A desinformação é uma coisa que me aflige. Aflige-me não se debater os temas importantes, que a informação esteja a ceder espaço ao espectáculo, que o interesse do público seja moldado de acordo com o sensacionalismo barato que se faz valer da velha falácia burguesa de ser "o que o povo quer". O "povo quer" fast food pouco nutritiva porque sabe bem, porque é barata, mas sobretudo porque não tem como aceder ao filet mignon e à santola. O "povo gosta" de música pimba porque as festas da aldeia não têm como pagar o cachet ou presença do Coro Gulbenkian ou da Orquestra Metropolitana de Lisboa e porque nenhum trabalhador que viva do (miserável) salário mínimo pode fazer de ir à ópera ao São Carlos o seu programa de lazer. E não há nada de errado em gostar de música pimba ou telenovelas, cada qual gosta do que gosta. Os gostos discutem-se sim, obviamente, o que é idiota é a sobranceria de julgar que certos gostos traduzem alguma espécie de valor qualitativo das pessoas, quando o acesso à cultura, sobretudo à pretensiosamente erudita, está vedado "ao povo".

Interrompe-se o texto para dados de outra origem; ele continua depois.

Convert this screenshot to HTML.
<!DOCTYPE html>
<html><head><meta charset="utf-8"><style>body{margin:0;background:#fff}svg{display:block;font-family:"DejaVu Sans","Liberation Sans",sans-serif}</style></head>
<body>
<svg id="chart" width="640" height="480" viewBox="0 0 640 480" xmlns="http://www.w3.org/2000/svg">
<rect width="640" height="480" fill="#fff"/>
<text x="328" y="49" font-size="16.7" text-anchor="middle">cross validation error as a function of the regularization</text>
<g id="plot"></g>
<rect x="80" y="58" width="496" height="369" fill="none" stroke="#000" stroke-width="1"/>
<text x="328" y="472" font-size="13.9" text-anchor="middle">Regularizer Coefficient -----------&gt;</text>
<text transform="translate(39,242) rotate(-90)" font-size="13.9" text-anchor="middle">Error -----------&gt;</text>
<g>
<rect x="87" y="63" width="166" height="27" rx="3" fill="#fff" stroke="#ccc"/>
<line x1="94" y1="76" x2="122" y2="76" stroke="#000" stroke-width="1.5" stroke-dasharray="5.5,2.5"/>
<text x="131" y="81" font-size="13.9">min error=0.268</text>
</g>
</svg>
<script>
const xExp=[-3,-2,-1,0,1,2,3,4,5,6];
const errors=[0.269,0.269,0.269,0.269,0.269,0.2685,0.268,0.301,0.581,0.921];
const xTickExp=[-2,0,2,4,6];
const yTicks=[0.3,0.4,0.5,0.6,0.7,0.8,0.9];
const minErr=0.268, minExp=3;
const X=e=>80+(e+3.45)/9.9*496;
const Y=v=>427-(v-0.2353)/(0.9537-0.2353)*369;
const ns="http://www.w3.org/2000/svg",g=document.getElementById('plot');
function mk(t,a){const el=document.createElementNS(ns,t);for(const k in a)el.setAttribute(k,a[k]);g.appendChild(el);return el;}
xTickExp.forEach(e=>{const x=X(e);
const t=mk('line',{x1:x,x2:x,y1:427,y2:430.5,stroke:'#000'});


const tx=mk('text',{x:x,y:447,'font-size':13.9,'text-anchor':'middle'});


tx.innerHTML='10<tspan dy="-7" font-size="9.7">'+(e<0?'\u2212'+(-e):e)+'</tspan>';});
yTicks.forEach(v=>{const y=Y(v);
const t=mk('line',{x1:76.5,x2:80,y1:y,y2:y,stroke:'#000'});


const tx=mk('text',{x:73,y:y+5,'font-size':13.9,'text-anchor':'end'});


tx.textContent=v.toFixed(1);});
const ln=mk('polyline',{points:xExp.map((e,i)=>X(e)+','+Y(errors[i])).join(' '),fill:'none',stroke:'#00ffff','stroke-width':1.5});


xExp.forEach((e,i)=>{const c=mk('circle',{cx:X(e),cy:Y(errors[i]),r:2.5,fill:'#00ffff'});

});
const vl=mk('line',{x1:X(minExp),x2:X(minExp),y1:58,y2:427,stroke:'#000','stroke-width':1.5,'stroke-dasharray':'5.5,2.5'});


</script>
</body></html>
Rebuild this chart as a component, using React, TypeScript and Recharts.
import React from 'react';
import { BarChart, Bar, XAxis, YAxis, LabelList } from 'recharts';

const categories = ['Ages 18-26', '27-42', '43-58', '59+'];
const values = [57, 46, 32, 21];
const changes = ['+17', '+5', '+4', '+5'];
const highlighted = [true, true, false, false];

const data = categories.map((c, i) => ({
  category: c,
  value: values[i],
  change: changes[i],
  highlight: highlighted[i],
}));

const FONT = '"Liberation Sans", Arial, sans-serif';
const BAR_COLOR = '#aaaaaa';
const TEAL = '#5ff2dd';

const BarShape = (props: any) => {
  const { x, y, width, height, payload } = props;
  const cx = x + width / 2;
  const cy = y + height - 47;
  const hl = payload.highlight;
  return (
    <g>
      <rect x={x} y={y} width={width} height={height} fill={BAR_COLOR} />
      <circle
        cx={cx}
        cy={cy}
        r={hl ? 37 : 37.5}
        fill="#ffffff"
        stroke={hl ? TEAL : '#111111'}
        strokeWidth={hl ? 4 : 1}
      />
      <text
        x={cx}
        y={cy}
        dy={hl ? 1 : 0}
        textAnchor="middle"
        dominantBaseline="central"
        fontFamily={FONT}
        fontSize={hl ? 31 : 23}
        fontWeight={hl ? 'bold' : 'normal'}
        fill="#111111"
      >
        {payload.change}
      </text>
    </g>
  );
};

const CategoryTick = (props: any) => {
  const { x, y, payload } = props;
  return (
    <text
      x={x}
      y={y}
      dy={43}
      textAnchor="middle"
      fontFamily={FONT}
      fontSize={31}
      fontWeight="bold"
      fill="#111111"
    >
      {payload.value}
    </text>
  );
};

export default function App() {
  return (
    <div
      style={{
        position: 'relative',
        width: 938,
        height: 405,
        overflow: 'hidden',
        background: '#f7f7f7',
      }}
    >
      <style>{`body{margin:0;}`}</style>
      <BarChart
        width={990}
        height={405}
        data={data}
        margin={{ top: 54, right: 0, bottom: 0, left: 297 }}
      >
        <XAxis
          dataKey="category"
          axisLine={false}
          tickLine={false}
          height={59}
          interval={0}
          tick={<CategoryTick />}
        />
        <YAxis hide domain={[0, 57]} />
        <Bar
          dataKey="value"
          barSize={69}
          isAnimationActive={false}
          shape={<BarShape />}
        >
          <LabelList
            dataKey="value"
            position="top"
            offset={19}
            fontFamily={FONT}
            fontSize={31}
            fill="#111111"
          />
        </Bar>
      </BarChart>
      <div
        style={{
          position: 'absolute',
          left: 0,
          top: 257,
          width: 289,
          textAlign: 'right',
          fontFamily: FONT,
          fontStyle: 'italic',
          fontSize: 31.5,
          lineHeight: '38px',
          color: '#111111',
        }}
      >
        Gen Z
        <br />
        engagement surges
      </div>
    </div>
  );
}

O mesmo se passa com a (des)informação. Se os noticiários abrem e dão mais tempo de antena às futeboladas e à polémica do dia em repetição, o consumidor (porque é o que somos todos em capitalismo - não somos cidadãos nem indivíduos, apenas consumidores, importa recordar) só alcança alguns conteúdos se os procurar activamente, se for ao encontro de outras visões que não as amplamente difundidas pelos mass media. E esta procura não é fácil, não está ao alcance de todos, dá trabalho e, como sempre, marginaliza quem não tem “privilégios burgueses” como internet, smartphones e tempo livre para se dedicar quer à procura quer à reflexão.
Temas prementes, de significância local ou globalmente importantes vão sendo relegados para segundo plano em detrimento do espectáculo, da celeuma tantas vezes sem fundamento, dos picos mediáticos estrategicamente seleccionados por quem tem esse poder.
E por favor não nos deixemos cair na ingenuidade de achar, por um momento, que a informação e o entretenimento que consumimos não é manipulador ou não tem uma agenda clara.
"Ai, tu vês política em tudo", dizem-me. Sim, vejo. O motivo é simples: tudo é política! As televisões elegem presidentes (olá Marcelo, olá Trump!), derrubam governos, criam certezas absolutas que não podiam estar mais longe da verdade ("fascismo e comunismo são igualmente maus", "feminismo é o contrário de machismo"). Bebe-se com avidez e replica-se nas conversas de café o que quer que os senhores comentadores debitem, com ou sem propriedade, sobre tudo e sobre nada (creio que em tempos usei aqui a minha expressão favorita para designar este fenómeno: a nunorogeirização da massa acrítica). À falta de oportunidade de reflexão sobre os factos sem artefactos, consome-se uma opinião pré-fabricada, instantânea, pejada de falácias que não convém ao poder instituído serem esclarecidas.
E isto choca-me. E talvez me choque mais que quem possa não ter veículo no mainstream de grande consumo, mas tem oportunidade de ter algum público, algum tempo de antena, o faça em “modo silly season”, em modo light, pronto-a-consumir sem ser necessário um raciocínio crítico. Não falo, naturalmente, de fóruns de entretenimento ou vocacionados para algum tema específico, é óbvio que há espaço para tudo e para todos os gostos. Mas em espaços opinativos, que se pretendem de debate colectivo, de troca de ideias, não compreendo como é que alguém se dá ao luxo de ocupar linhas e linhas, às vezes páginas e páginas, a falar de coisa nenhuma, a abordar temas que são desde logo “não temas”, como relatos na primeira pessoa de eventos particulares sem qualquer tipo de 'mensagem' que faça trabalhar a massa cinzenta. Não há nada de errado em partir de um evento ou episódio pessoal para colocar questões com potencial de relevância ou premência. Só acho um enorme desperdício de potencial interventivo quando esses episódios pessoais são completamente irrelevantes para os leitores/espectadores, só uma pasta insípida para encher chouriços. As publicações em que isto sucede não são caso raro, pelo contrário.
Pergunto: o que fazem os editores se nem conseguem manter uma linha editorial coerente?
Já sei que também só faço perguntas parvas e sem interesse, mas se calhar é essa a linha editorial aqui do blogue.
Dêem um desconto, a pessoa só dormiu quatro horas e picos e não está em condições.